Marian apparitions in Brazil

Our Lady of Tears (Nossa Senhora das Lágrimas) is one of the Marian invocations attributed to the Virgin Mary. This Brazilian invocation originated in the apparitions received by Sister Amalia of Jesus Flagellated in 1930.

The apparitions appeared in the chapel of the convent of the Congregation of the Missionary Sisters of Jesus Crucified, located in the city of Campinas, State of São Paulo, Brazil.

== History ==

=== The monastery ===
The Congregation of the Missionary Sisters of Jesus Crucified was founded in 1928 by Bishop Francis of Campos Barreto, Bishop of Campinas, and Mother Maria Villac, who lived with Sister Amalia de Jesus Flagelado, a Spanish Galician nun. Sister Amalia (born Amália Aguirre) was co-founder of the Congregation and part of the group of first sisters.

=== Apparitions ===
Sister Amalia received the phenomenon of the stigmata, as well as several Marian apparitions. These appeared in the chapel on Benjamin Constant Avenue, no. 1344, in Campinas, State of São Paulo. On March 8, 1930, the Virgin Mary presented herself as Our Lady of Tears and revealed to her the Crown (or Rosary) of Tears.
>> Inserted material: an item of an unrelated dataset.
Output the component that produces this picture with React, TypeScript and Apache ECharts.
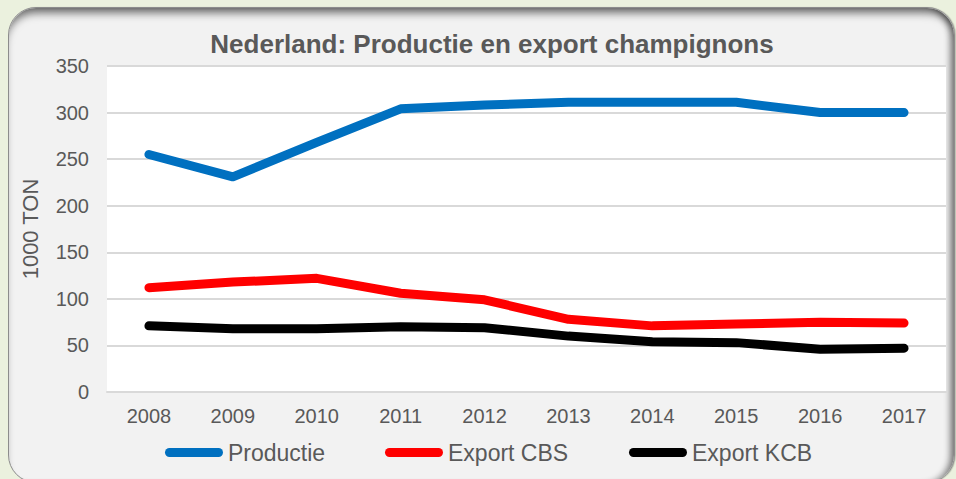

Both the Virgin Mary and Jesus Christ appeared several times to Sister Amalia, communicating many messages to her with calls for prayer, sacrifice and penance.

== Ecclesiastical recognition ==

On March 8, 1931, Monsignor Francisco de Campos Barreto, Bishop of Campinas, recognized the veracity of the phenomena of stigmata and the apparitions received by Sister Amalia. He granted the proper authorizations - among them, the Imprimatur - for the publication of all her writings (which included the original messages of Jesus and Our Lady) and the prayers of the Crown (or Rosary) of Our Lady of Tears. On February 20, 1934, he published an episcopal declaration and reinforced the importance of devotion to the Virgin Mary under the invocation of Our Lady of Tears.

In 1935, the Crown of Our Lady of Tears received more authorizations for its dissemination: by Archbishop John Robert Roach of the Archdiocese of Saint Paul and Minneapolis, Minnesota (United States); bishop Michael James Gallagher of the Diocese of Detroit, Michigan (United States); the diocesan censor in Sopron (Hungary); Bishop Stephanus Breyer of the Diocese of Győr (Hungary); and also by Vicar General Ferdinand Buchwieser of the Archdiocese of Munich and Freising (Germany).